A dichotomy theorem for $Γ$-switchable $H$-colouring on $m$-edge coloured graphs
Richard Brewster, Arnott Kidner, Gary MacGillivray
TL;DR
This work studies the complexity of Γ-switchable $H$-colouring on $m$-edge-coloured graphs, formalizing the Γ-switching operation and Γ-homomorphisms to a fixed target $H$. The authors introduce the switch graph $sw_{Γ}(H)$ to recast Γ-Hom-$H$ as a standard homomorphism problem, enabling a CSP framework. They establish a Hell–Nešetřil–style dichotomy for Abelian and transitive Γ: Γ-Hom-$H$ is polynomial-time solvable exactly when $H$ is Γ-homomorphically equivalent to a monochromatic bipartite graph (i.e., to $K_1$ or $K_2^i$); otherwise, the problem is NP-complete. For non-Abelian Γ, they reduce to an Abelianized instance via the commutator subgroup and blocks on colours, showing the general dichotomy follows from the Abelian case.

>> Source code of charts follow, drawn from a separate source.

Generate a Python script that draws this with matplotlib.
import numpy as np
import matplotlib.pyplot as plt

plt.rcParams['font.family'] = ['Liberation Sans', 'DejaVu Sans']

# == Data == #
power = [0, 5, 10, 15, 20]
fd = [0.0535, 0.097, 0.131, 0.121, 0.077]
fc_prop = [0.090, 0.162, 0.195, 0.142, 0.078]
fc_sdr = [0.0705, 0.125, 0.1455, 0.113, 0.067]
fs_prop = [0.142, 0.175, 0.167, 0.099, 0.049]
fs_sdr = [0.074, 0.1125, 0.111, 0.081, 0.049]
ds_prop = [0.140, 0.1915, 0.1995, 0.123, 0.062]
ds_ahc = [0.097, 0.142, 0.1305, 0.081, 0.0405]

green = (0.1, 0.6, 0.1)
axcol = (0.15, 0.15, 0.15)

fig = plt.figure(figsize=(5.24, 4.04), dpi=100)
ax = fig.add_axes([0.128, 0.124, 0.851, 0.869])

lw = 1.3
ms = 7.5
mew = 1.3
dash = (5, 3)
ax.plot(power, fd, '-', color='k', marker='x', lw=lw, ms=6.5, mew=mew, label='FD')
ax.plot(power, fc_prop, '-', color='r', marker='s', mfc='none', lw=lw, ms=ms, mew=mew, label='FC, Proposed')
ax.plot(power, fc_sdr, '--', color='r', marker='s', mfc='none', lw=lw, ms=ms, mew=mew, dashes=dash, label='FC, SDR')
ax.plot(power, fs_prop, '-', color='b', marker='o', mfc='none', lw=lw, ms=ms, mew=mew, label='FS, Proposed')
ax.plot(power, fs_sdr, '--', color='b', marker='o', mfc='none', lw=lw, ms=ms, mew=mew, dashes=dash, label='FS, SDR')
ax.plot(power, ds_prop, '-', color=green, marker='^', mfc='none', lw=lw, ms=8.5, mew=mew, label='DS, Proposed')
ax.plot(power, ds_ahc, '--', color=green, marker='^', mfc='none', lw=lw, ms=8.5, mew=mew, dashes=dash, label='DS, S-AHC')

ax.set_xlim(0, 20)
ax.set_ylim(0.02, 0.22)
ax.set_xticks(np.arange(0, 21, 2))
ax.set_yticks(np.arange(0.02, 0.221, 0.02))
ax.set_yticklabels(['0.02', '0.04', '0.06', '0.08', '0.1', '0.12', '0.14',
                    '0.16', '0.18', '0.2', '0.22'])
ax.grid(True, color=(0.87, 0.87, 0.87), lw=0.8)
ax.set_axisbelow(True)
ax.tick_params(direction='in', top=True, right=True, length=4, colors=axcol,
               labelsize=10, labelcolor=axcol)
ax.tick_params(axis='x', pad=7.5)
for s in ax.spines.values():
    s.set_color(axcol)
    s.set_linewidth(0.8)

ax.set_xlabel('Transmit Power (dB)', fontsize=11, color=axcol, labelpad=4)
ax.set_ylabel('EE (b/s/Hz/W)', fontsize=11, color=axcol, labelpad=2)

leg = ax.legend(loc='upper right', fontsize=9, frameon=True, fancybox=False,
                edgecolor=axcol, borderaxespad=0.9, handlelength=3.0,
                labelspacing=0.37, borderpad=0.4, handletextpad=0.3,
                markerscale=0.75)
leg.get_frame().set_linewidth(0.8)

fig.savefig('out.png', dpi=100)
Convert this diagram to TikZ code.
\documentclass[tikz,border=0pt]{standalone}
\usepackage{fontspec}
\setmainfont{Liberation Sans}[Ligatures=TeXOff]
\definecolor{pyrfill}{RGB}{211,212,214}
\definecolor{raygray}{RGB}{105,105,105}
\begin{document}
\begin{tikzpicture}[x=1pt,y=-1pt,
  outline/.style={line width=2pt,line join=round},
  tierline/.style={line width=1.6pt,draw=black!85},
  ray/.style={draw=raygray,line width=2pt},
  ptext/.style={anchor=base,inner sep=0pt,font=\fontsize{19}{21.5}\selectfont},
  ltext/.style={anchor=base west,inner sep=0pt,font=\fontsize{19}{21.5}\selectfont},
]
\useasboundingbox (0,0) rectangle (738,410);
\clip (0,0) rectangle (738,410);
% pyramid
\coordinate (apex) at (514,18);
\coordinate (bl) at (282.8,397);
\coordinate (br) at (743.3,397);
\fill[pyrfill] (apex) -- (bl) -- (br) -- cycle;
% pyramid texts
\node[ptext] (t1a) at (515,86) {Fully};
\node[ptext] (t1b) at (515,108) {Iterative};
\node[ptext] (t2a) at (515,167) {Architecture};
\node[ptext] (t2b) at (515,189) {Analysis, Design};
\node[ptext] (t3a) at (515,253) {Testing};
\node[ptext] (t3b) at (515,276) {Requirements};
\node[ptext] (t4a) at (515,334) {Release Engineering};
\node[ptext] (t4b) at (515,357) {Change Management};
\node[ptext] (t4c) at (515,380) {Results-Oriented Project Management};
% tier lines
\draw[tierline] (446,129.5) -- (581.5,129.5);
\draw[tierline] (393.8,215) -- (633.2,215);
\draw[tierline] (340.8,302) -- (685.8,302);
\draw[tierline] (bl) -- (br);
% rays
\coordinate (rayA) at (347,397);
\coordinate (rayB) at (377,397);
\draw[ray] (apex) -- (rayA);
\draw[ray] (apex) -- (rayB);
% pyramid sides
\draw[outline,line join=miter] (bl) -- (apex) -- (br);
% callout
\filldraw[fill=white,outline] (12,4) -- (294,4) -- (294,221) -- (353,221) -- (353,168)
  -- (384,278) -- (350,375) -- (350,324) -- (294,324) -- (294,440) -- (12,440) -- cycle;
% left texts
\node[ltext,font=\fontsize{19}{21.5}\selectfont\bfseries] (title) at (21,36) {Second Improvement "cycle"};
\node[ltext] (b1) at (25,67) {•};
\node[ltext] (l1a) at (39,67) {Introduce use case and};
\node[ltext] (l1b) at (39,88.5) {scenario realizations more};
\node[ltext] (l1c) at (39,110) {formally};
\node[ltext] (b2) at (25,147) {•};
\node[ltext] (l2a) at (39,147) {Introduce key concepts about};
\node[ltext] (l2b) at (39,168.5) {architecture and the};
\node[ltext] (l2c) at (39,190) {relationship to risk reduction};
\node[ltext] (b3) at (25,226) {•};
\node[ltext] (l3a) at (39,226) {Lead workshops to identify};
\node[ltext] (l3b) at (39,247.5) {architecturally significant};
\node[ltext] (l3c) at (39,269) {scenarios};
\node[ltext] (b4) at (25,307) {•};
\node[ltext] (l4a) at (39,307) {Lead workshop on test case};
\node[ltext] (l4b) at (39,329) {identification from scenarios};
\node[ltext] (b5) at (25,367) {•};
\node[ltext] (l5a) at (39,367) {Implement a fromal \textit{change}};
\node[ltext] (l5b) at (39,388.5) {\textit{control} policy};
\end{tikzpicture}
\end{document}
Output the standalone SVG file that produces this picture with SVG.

The results illuminate the complexity landscape of homomorphism problems under a graph-switching symmetry and extend classical dichotomies to a coloured, switching-enabled setting, with potential implications for CSPs under colour-symmetry constraints.
Abstract
Let $G$ be a graph in which each edge is assigned one of the colours $1, 2, \ldots, m$, and let $Γ$ be a subgroup of $S_m$. The operation of switching at a vertex $x$ of $G$ with respect to an element $π$ of $Γ$ permutes the colours of the edges incident with $x$ according to $π$. We investigate the complexity of whether there exists a sequence of switches that transforms a given $m$-edge coloured graph $G$ so that it has a colour-preserving homomorphism to a fixed $m$-edge coloured graph $H$ and give a dichotomy theorem in the case that $Γ$ acts transitively.